#### RECORDED DATA

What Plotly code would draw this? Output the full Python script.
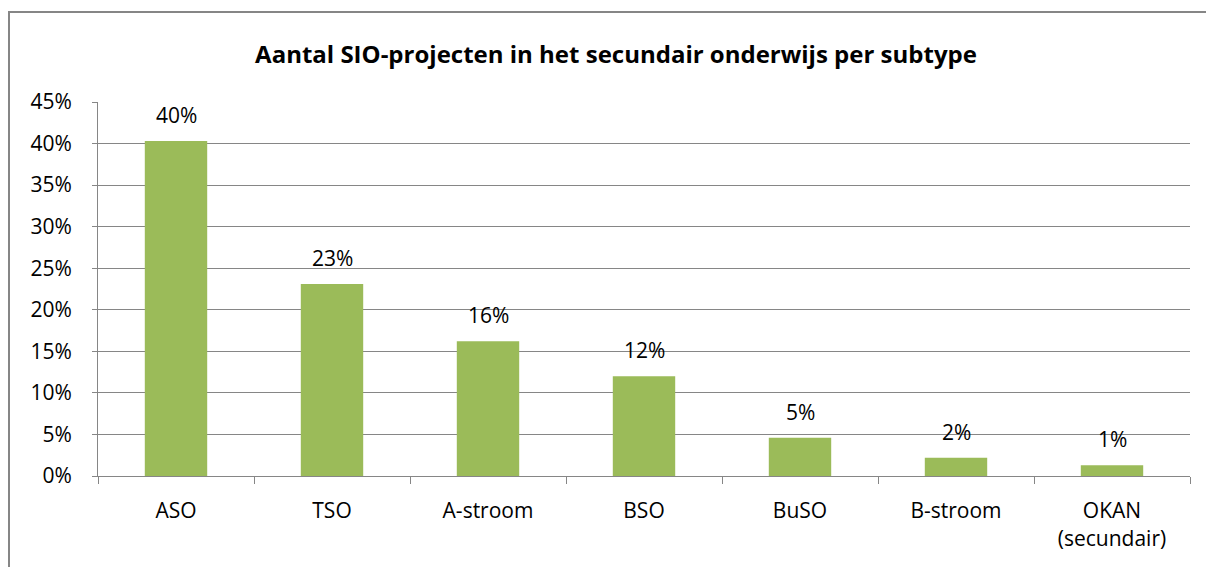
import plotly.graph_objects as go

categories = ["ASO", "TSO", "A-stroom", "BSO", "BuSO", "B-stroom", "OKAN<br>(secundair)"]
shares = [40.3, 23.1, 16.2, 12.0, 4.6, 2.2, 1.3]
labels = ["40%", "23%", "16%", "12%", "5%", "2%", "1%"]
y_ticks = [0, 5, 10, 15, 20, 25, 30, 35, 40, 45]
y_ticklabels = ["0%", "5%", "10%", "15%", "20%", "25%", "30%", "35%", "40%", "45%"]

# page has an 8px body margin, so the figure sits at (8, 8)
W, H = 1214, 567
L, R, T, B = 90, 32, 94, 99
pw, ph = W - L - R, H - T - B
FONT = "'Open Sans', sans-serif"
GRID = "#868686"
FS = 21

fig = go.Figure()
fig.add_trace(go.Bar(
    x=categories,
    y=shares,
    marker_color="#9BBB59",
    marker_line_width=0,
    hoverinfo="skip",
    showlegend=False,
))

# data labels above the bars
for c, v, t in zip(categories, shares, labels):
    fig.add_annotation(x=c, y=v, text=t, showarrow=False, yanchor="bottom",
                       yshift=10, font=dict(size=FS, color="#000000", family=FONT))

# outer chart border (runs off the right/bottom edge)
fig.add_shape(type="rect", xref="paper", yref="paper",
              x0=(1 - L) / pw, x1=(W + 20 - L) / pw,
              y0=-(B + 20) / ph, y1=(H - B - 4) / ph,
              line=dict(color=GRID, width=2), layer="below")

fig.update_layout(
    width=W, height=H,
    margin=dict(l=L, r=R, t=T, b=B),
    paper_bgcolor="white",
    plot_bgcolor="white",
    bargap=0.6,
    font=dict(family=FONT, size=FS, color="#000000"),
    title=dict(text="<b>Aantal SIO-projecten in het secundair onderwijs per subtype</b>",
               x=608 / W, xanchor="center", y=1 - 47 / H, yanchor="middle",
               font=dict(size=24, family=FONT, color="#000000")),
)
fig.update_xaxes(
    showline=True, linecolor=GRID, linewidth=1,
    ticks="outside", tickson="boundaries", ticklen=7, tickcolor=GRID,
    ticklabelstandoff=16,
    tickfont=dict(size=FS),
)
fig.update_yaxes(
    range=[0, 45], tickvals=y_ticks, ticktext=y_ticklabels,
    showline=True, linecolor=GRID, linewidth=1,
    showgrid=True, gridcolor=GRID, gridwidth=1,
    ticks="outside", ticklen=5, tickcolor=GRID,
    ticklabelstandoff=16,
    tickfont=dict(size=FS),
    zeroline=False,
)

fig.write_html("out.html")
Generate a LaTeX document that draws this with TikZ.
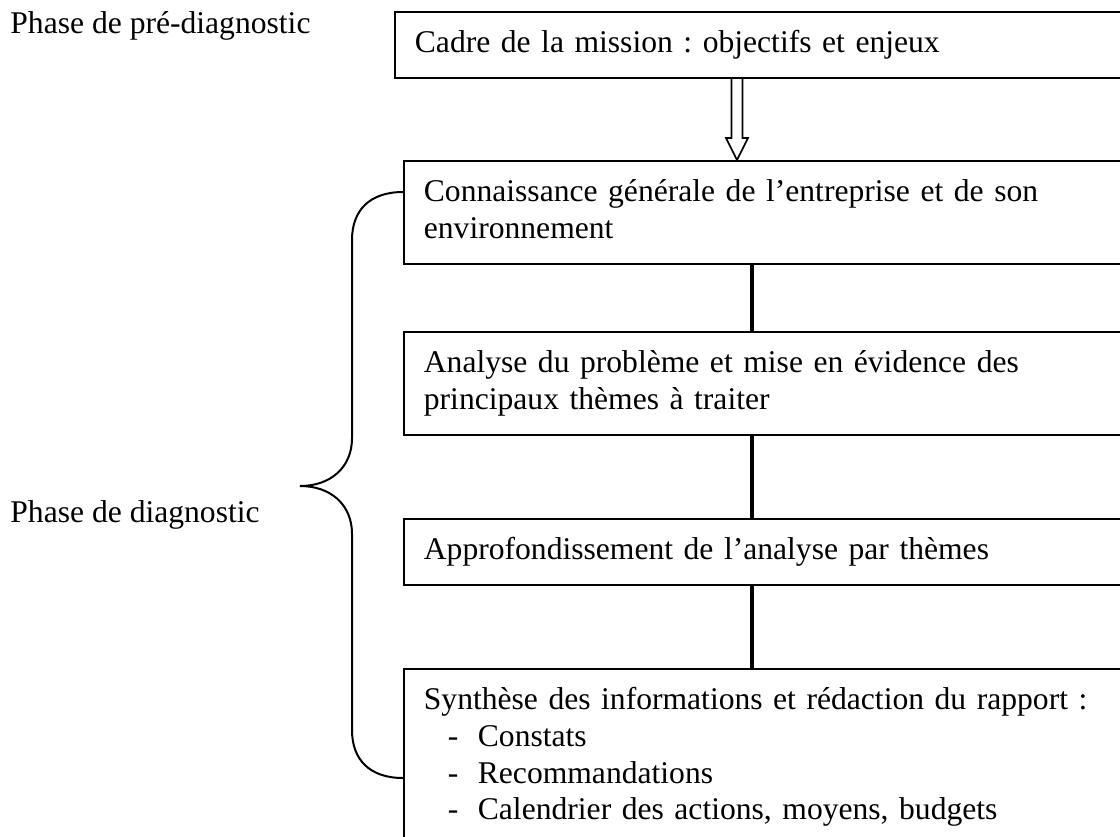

########

▸ GIVEN PROBLEM
Drop the images and repeat the data exactly.

▸ THE RESPONSE
What Plotly code would draw this? Output the full Python script.
import plotly.graph_objects as go

categories = ["ASO", "TSO", "A-stroom", "BSO", "BuSO", "B-stroom", "OKAN<br>(secundair)"]
shares = [40.3, 23.1, 16.2, 12.0, 4.6, 2.2, 1.3]
labels = ["40%", "23%", "16%", "12%", "5%", "2%", "1%"]
y_ticks = [0, 5, 10, 15, 20, 25, 30, 35, 40, 45]
y_ticklabels = ["0%", "5%", "10%", "15%", "20%", "25%", "30%", "35%", "40%", "45%"]

# page has an 8px body margin, so the figure sits at (8, 8)
W, H = 1214, 567
L, R, T, B = 90, 32, 94, 99
pw, ph = W - L - R, H - T - B
FONT = "'Open Sans', sans-serif"
GRID = "#868686"
FS = 21

fig = go.Figure()
fig.add_trace(go.Bar(
    x=categories,
    y=shares,
    marker_color="#9BBB59",
    marker_line_width=0,
    hoverinfo="skip",
    showlegend=False,
))

# data labels above the bars
for c, v, t in zip(categories, shares, labels):
    fig.add_annotation(x=c, y=v, text=t, showarrow=False, yanchor="bottom",
                       yshift=10, font=dict(size=FS, color="#000000", family=FONT))

# outer chart border (runs off the right/bottom edge)
fig.add_shape(type="rect", xref="paper", yref="paper",
              x0=(1 - L) / pw, x1=(W + 20 - L) / pw,
              y0=-(B + 20) / ph, y1=(H - B - 4) / ph,
              line=dict(color=GRID, width=2), layer="below")

fig.update_layout(
    width=W, height=H,
    margin=dict(l=L, r=R, t=T, b=B),
    paper_bgcolor="white",
    plot_bgcolor="white",
    bargap=0.6,
    font=dict(family=FONT, size=FS, color="#000000"),
    title=dict(text="<b>Aantal SIO-projecten in het secundair onderwijs per subtype</b>",
               x=608 / W, xanchor="center", y=1 - 47 / H, yanchor="middle",
               font=dict(size=24, family=FONT, color="#000000")),
)
fig.update_xaxes(
    showline=True, linecolor=GRID, linewidth=1,
    ticks="outside", tickson="boundaries", ticklen=7, tickcolor=GRID,
    ticklabelstandoff=16,
    tickfont=dict(size=FS),
)
fig.update_yaxes(
    range=[0, 45], tickvals=y_ticks, ticktext=y_ticklabels,
    showline=True, linecolor=GRID, linewidth=1,
    showgrid=True, gridcolor=GRID, gridwidth=1,
    ticks="outside", ticklen=5, tickcolor=GRID,
    ticklabelstandoff=16,
    tickfont=dict(size=FS),
    zeroline=False,
)

fig.write_html("out.html")
Generate a LaTeX document that draws this with TikZ.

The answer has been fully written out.